LinkedIn: A Pinot for a Flavor Profile with a Narrow Market
June 13, 2015
LinkedIn is the social network for professionals. The company meets the needs of individuals who want to be hired and companies looking to find individuals to fill jobs. We use the system to list articles I have written. If you examine some of the functions of LinkedIn, you may discover that sorting is a bit of disappointment.
LinkedIn has been working hard to find technical solutions to its data management challenges. One of the company’s approaches has been to create software, make it available as open source, and then publicize the contributions.
A recent example is the article “LinkedIn Fills Another SQL-on-Hadoop Niche.” What is interesting in the write up is that the article does not make clear what LinkedIn does with this software home brew. I learned:
Pinot was designed to provide the company with a way to ingest “billions of events per day” and serve “thousands of queries per second” with low latency and near-real-time results — and provide analytics in a distributed, fault-tolerant fashion.

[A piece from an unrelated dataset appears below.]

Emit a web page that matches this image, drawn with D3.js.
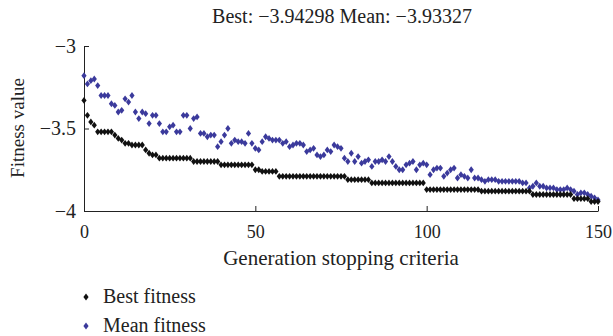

On the surface, it seems that Hadoop is used as a basked. Then the basket’s contents is filtered using SQL queries. But for me the most interesting information in the write up is what the system does not do; for example:
- The SQL-like query language used with Pinot does not have the ability to perform table joins
- The data is (sic) strictly read-only
- Pinot is narrow in focus.
Has LinkedIn learned that its internal team needs more time and money to make Pinot a mash up with wider appeal? Commercial companies going open source is often a signal that the assumptions of the in house team have collided with management’s willingness to pay for a sustained coding commitment.
Stephen E Arnold, June 13, 2015